◆ TASK BRIEF
Write out each line that follows exactly as it stands, without the pictures.

◆ DATA EXCERPT
=======

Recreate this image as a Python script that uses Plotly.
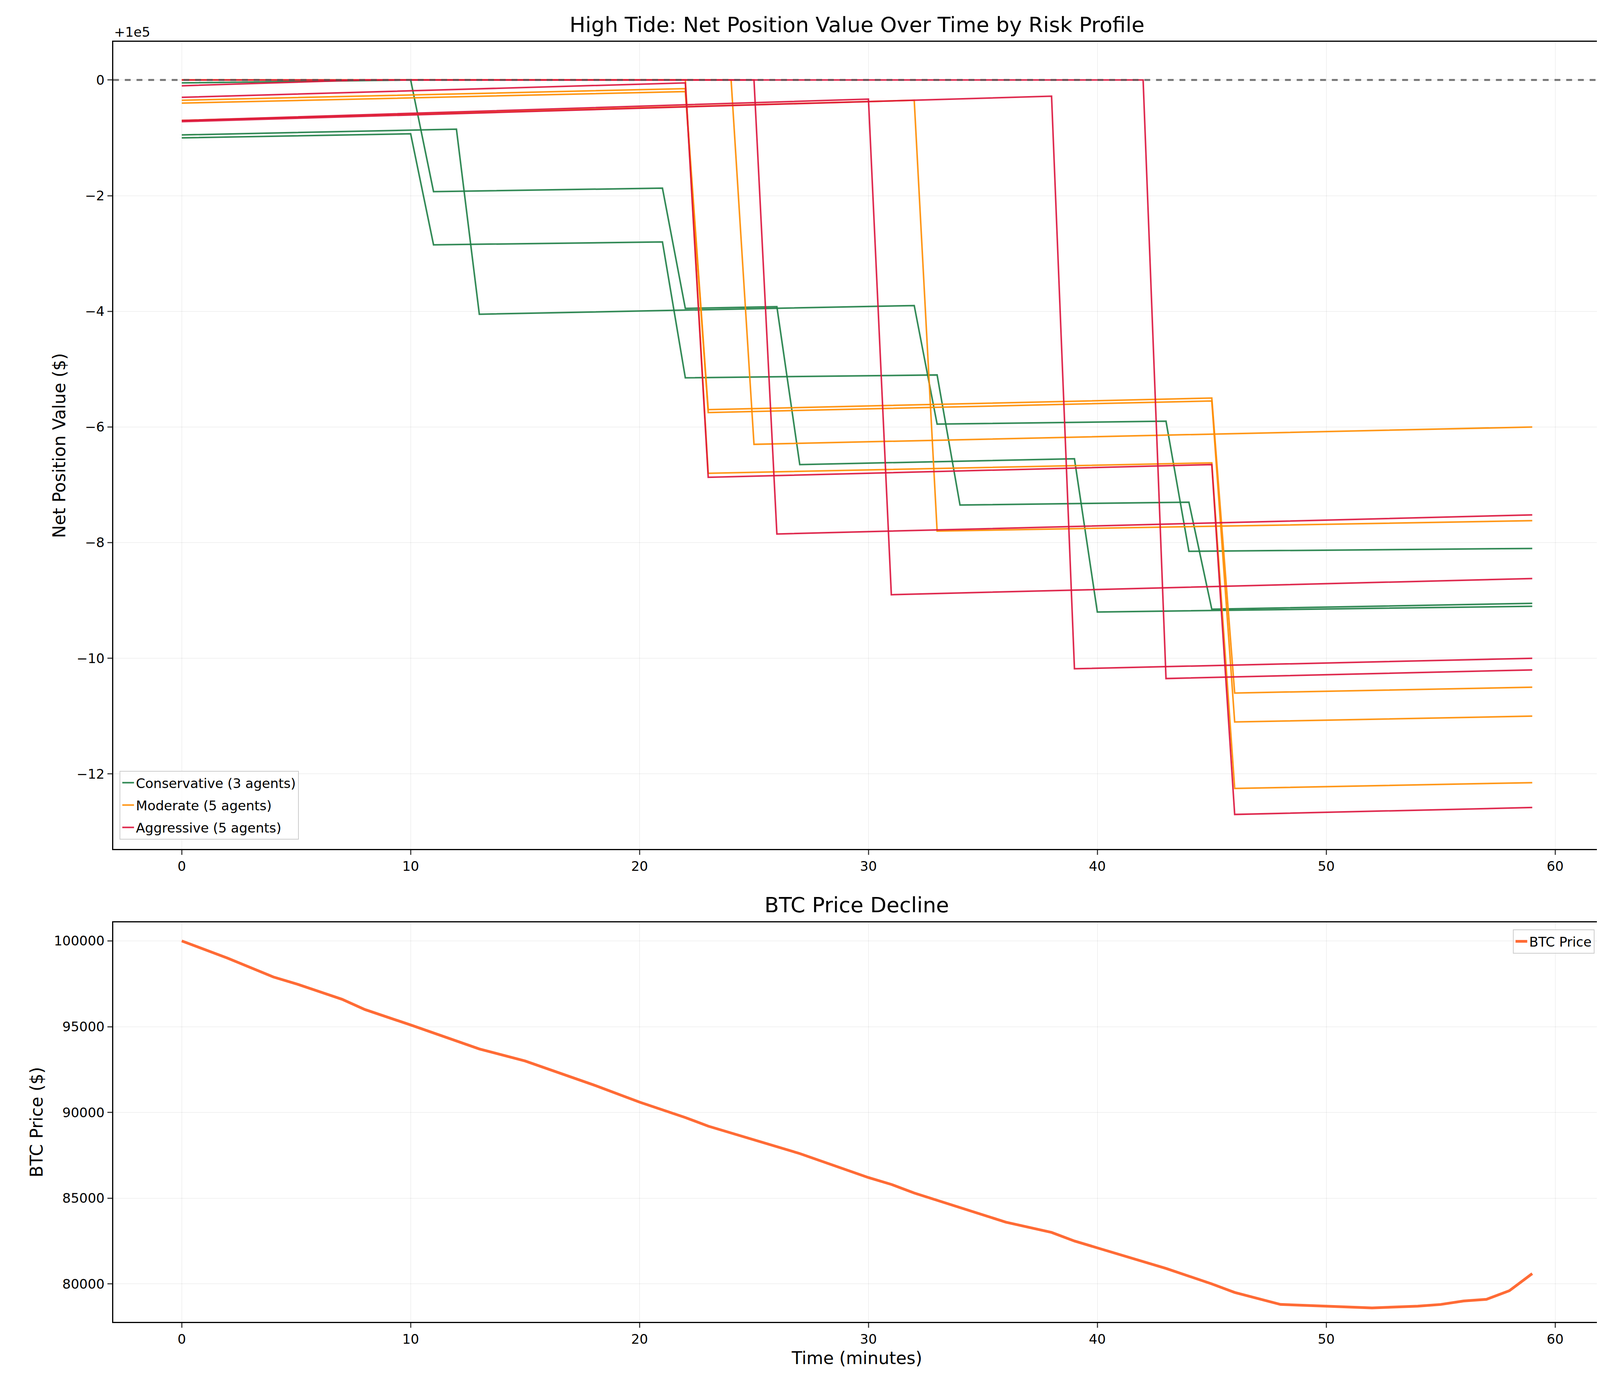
import plotly.graph_objects as go

# net position values in units of 1e5 offset (axis shows "+1e5")
agents = {
    "Conservative": [
        ([0, 12, 13, 32, 33, 43, 44, 59], [-0.95, -0.85, -4.05, -3.9, -5.95, -5.9, -8.15, -8.1]),
        ([0, 10, 11, 21, 22, 33, 34, 44, 45, 59], [-1.0, -0.93, -2.85, -2.8, -5.15, -5.1, -7.35, -7.3, -9.15, -9.05]),
        ([0, 10, 11, 21, 22, 26, 27, 39, 40, 59], [-0.05, 0.0, -1.93, -1.87, -3.95, -3.92, -6.65, -6.55, -9.2, -9.1]),
    ],
    "Moderate": [
        ([0, 22, 23, 45, 46, 59], [-0.35, -0.15, -5.7, -5.5, -10.6, -10.5]),
        ([0, 22, 23, 45, 46, 59], [-0.4, -0.2, -5.75, -5.55, -11.1, -11.0]),
        ([0, 24, 25, 59], [0.0, 0.0, -6.3, -6.0]),
        ([0, 32, 33, 59], [-0.7, -0.35, -7.8, -7.62]),
        ([0, 22, 23, 45, 46, 59], [0.0, 0.0, -6.8, -6.62, -12.25, -12.15]),
    ],
    "Aggressive": [
        ([0, 8, 42, 43, 59], [-0.1, 0.0, 0.0, -10.35, -10.2]),
        ([0, 22, 23, 45, 46, 59], [-0.3, -0.05, -6.87, -6.65, -12.7, -12.58]),
        ([0, 25, 26, 59], [0.0, 0.0, -7.85, -7.52]),
        ([0, 30, 31, 59], [-0.7, -0.33, -8.9, -8.62]),
        ([0, 38, 39, 59], [-0.72, -0.28, -10.18, -10.0]),
    ],
}
colors = {"Conservative": "#1e7e45", "Moderate": "#ff8c00", "Aggressive": "#dc143c"}

btc_t = [0, 2, 4, 5, 7, 8, 10, 13, 15, 18, 20, 22, 23, 25, 27, 30, 31, 32, 35, 36, 38, 39,
         40, 42, 43, 45, 46, 48, 50, 52, 54, 55, 56, 57, 58, 59]
btc_p = [100000, 99000, 97900, 97500, 96600, 96000, 95100, 93700, 93000, 91600, 90600, 89700,
         89200, 88400, 87600, 86200, 85800, 85300, 84000, 83600, 83000, 82500, 82100, 81300,
         80900, 80000, 79500, 78800, 78700, 78600, 78700, 78800, 79000, 79100, 79600, 80600]

fig = go.Figure()
for name, lines in agents.items():
    for i, (t, v) in enumerate(lines):
        fig.add_trace(go.Scatter(
            x=t, y=v, mode="lines", line=dict(color=colors[name], width=4),
            opacity=0.9, name=f"{name} ({len(lines)} agents)", legendgroup=name,
            showlegend=(i == 0), legend="legend", xaxis="x", yaxis="y"))

fig.add_trace(go.Scatter(x=[-3, 62], y=[0, 0], mode="lines", showlegend=False,
                         line=dict(color="#555555", width=5, dash="dash"), opacity=0.8,
                         xaxis="x", yaxis="y"))

fig.add_trace(go.Scatter(x=btc_t, y=btc_p, mode="lines", name="BTC Price",
                         line=dict(color="#ff6b35", width=7), legend="legend2",
                         xaxis="x2", yaxis="y2"))

ax = dict(showline=True, linecolor="black", linewidth=3, mirror=True, ticks="outside",
          ticklen=12, tickwidth=3, gridcolor="rgba(0,0,0,0.1)", zeroline=False,
          tickfont=dict(size=34))
fig.update_layout(
    width=4140, height=3540, plot_bgcolor="white", paper_bgcolor="white",
    font=dict(family="DejaVu Sans", color="black"),
    margin=dict(l=0, r=0, t=0, b=0),
    xaxis=dict(ax, domain=[0.068, 0.988], range=[-3, 62], dtick=10, anchor="y"),
    yaxis=dict(ax, domain=[0.388, 0.972], range=[-13.3, 0.66], dtick=2, anchor="x",
               title=dict(text="Net Position Value ($)", font=dict(size=44))),
    xaxis2=dict(ax, domain=[0.068, 0.988], range=[-3, 62], dtick=10, anchor="y2",
                title=dict(text="Time (minutes)", font=dict(size=44))),
    yaxis2=dict(ax, domain=[0.046, 0.335], range=[77780, 101080], dtick=5000, anchor="x2",
                tickformat="d", title=dict(text="BTC Price ($)", font=dict(size=44))),
    legend=dict(x=0.072, y=0.395, xanchor="left", yanchor="bottom", font=dict(size=34),
                bordercolor="#cccccc", borderwidth=2, bgcolor="rgba(255,255,255,0.8)"),
    legend2=dict(x=0.984, y=0.330, xanchor="right", yanchor="top", font=dict(size=34),
                 bordercolor="#cccccc", borderwidth=2, bgcolor="rgba(255,255,255,0.8)"),
    annotations=[
        dict(text="High Tide: Net Position Value Over Time by Risk Profile", x=0.528, y=0.975,
             xref="paper", yref="paper", xanchor="center", yanchor="bottom", showarrow=False,
             font=dict(size=54)),
        dict(text="BTC Price Decline", x=0.528, y=0.338, xref="paper", yref="paper",
             xanchor="center", yanchor="bottom", showarrow=False, font=dict(size=54)),
        dict(text="+1e5", x=0.068, y=0.973, xref="paper", yref="paper", xanchor="left",
             yanchor="bottom", showarrow=False, font=dict(size=34)),
    ],
)
fig.write_html("out.html")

=======

◆ OUTPUT BELOW
Recreate this image as a Python script that uses Plotly.
import plotly.graph_objects as go

# net position values in units of 1e5 offset (axis shows "+1e5")
agents = {
    "Conservative": [
        ([0, 12, 13, 32, 33, 43, 44, 59], [-0.95, -0.85, -4.05, -3.9, -5.95, -5.9, -8.15, -8.1]),
        ([0, 10, 11, 21, 22, 33, 34, 44, 45, 59], [-1.0, -0.93, -2.85, -2.8, -5.15, -5.1, -7.35, -7.3, -9.15, -9.05]),
        ([0, 10, 11, 21, 22, 26, 27, 39, 40, 59], [-0.05, 0.0, -1.93, -1.87, -3.95, -3.92, -6.65, -6.55, -9.2, -9.1]),
    ],
    "Moderate": [
        ([0, 22, 23, 45, 46, 59], [-0.35, -0.15, -5.7, -5.5, -10.6, -10.5]),
        ([0, 22, 23, 45, 46, 59], [-0.4, -0.2, -5.75, -5.55, -11.1, -11.0]),
        ([0, 24, 25, 59], [0.0, 0.0, -6.3, -6.0]),
        ([0, 32, 33, 59], [-0.7, -0.35, -7.8, -7.62]),
        ([0, 22, 23, 45, 46, 59], [0.0, 0.0, -6.8, -6.62, -12.25, -12.15]),
    ],
    "Aggressive": [
        ([0, 8, 42, 43, 59], [-0.1, 0.0, 0.0, -10.35, -10.2]),
        ([0, 22, 23, 45, 46, 59], [-0.3, -0.05, -6.87, -6.65, -12.7, -12.58]),
        ([0, 25, 26, 59], [0.0, 0.0, -7.85, -7.52]),
        ([0, 30, 31, 59], [-0.7, -0.33, -8.9, -8.62]),
        ([0, 38, 39, 59], [-0.72, -0.28, -10.18, -10.0]),
    ],
}
colors = {"Conservative": "#1e7e45", "Moderate": "#ff8c00", "Aggressive": "#dc143c"}

btc_t = [0, 2, 4, 5, 7, 8, 10, 13, 15, 18, 20, 22, 23, 25, 27, 30, 31, 32, 35, 36, 38, 39,
         40, 42, 43, 45, 46, 48, 50, 52, 54, 55, 56, 57, 58, 59]
btc_p = [100000, 99000, 97900, 97500, 96600, 96000, 95100, 93700, 93000, 91600, 90600, 89700,
         89200, 88400, 87600, 86200, 85800, 85300, 84000, 83600, 83000, 82500, 82100, 81300,
         80900, 80000, 79500, 78800, 78700, 78600, 78700, 78800, 79000, 79100, 79600, 80600]

fig = go.Figure()
for name, lines in agents.items():
    for i, (t, v) in enumerate(lines):
        fig.add_trace(go.Scatter(
            x=t, y=v, mode="lines", line=dict(color=colors[name], width=4),
            opacity=0.9, name=f"{name} ({len(lines)} agents)", legendgroup=name,
            showlegend=(i == 0), legend="legend", xaxis="x", yaxis="y"))

fig.add_trace(go.Scatter(x=[-3, 62], y=[0, 0], mode="lines", showlegend=False,
                         line=dict(color="#555555", width=5, dash="dash"), opacity=0.8,
                         xaxis="x", yaxis="y"))

fig.add_trace(go.Scatter(x=btc_t, y=btc_p, mode="lines", name="BTC Price",
                         line=dict(color="#ff6b35", width=7), legend="legend2",
                         xaxis="x2", yaxis="y2"))

ax = dict(showline=True, linecolor="black", linewidth=3, mirror=True, ticks="outside",
          ticklen=12, tickwidth=3, gridcolor="rgba(0,0,0,0.1)", zeroline=False,
          tickfont=dict(size=34))
fig.update_layout(
    width=4140, height=3540, plot_bgcolor="white", paper_bgcolor="white",
    font=dict(family="DejaVu Sans", color="black"),
    margin=dict(l=0, r=0, t=0, b=0),
    xaxis=dict(ax, domain=[0.068, 0.988], range=[-3, 62], dtick=10, anchor="y"),
    yaxis=dict(ax, domain=[0.388, 0.972], range=[-13.3, 0.66], dtick=2, anchor="x",
               title=dict(text="Net Position Value ($)", font=dict(size=44))),
    xaxis2=dict(ax, domain=[0.068, 0.988], range=[-3, 62], dtick=10, anchor="y2",
                title=dict(text="Time (minutes)", font=dict(size=44))),
    yaxis2=dict(ax, domain=[0.046, 0.335], range=[77780, 101080], dtick=5000, anchor="x2",
                tickformat="d", title=dict(text="BTC Price ($)", font=dict(size=44))),
    legend=dict(x=0.072, y=0.395, xanchor="left", yanchor="bottom", font=dict(size=34),
                bordercolor="#cccccc", borderwidth=2, bgcolor="rgba(255,255,255,0.8)"),
    legend2=dict(x=0.984, y=0.330, xanchor="right", yanchor="top", font=dict(size=34),
                 bordercolor="#cccccc", borderwidth=2, bgcolor="rgba(255,255,255,0.8)"),
    annotations=[
        dict(text="High Tide: Net Position Value Over Time by Risk Profile", x=0.528, y=0.975,
             xref="paper", yref="paper", xanchor="center", yanchor="bottom", showarrow=False,
             font=dict(size=54)),
        dict(text="BTC Price Decline", x=0.528, y=0.338, xref="paper", yref="paper",
             xanchor="center", yanchor="bottom", showarrow=False, font=dict(size=54)),
        dict(text="+1e5", x=0.068, y=0.973, xref="paper", yref="paper", xanchor="left",
             yanchor="bottom", showarrow=False, font=dict(size=34)),
    ],
)
fig.write_html("out.html")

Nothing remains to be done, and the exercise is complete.